6.27.2010

at the port

i finding myself trying to describe places in terms of other places that the person may be aware of. for instance, if i were describing Yakushima to you, i would say something like, "its like the galapagos, but maybe a little less wild, more populated, less tropical, a little more touristy". although, i've never been to the galapagos and and neither have you, and all i am really alluding to is some intra-liminal impression we have of the galapagos, a result of galapagian marketing and well meaning 2nd grade teachers wielding colorful picture books of animals from around the world.

Night before had a good many beers with old friends in Osaka soaked up by a 1 am bowl of ramen from a small smelly place tucked into an alley way off Kiyamachi St. just north of Shijou. Left this morning from Kyoto to Sakai-minato (minato = port, therefore, lit. "Port Sakai" -- i note this because i didn't realize this for a while, always telling my japanese friends "Saka-Imi-Nato", and getting blank looks, and then like, slowly understanding what my butchering mouf is trying to say), from whence the ferry departs, making a stop in Donghae before Vladivostok. .

The bus goes through this area called Tottori-ken (ken is like a county? or maybe state), which I have never been to, except that every once in awhile people make fun of it on TV as in, " as a TV personality being told to go places to do absurd things so people at home can laugh at me, Tottori-ken is the last place I would like to go." -- although I liked the bus ride. In most travel, we hop from nice places to nice places, expressly skipping the mundane areas which make up the actual backbone of the nation state; instead preferring the hyper modern cosmopolitanism of tokyo, the indefatigable culture of kyoto, mystical beauty of yakushima -- even the vivacious urbanity of Osaka.
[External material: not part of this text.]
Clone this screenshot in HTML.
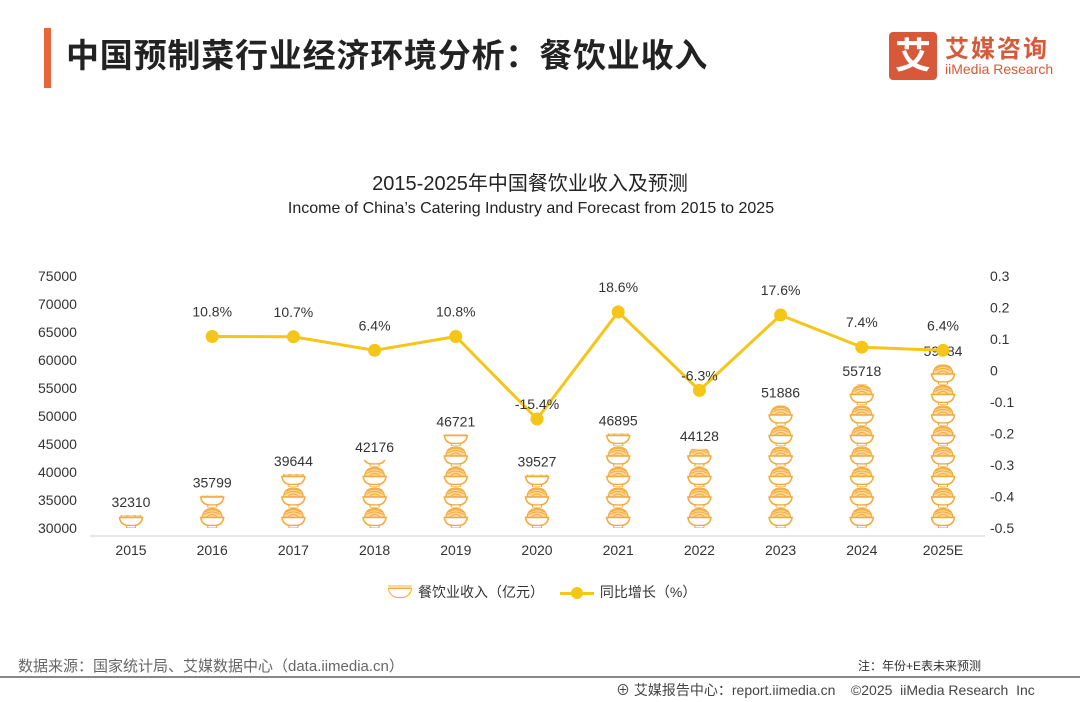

But, basically, Tottori-ken, is, uhh, like the New Jersey -- a place I think you and I have both been, face to face, or at least, nose to armpit of America -- and I have a certain affinity for places like this. Anyway, at the port complex, where theres is plenty of wifi (read: live blood of modern human being). The ticketing woman is obviously russian but speaks perfect Japanese (better than her english), and is, in fact, out japanese-ing japanese receptionist ladies in terms of politeness, both in speech and manner. her motions are precise, slow, measured like someone doing the tea ceremony. she bows low after handing me my ticket even though i've shown her my american passport and she should know that i, and my fellow countrymen, don;t/doesnt really appreciate stuff like this.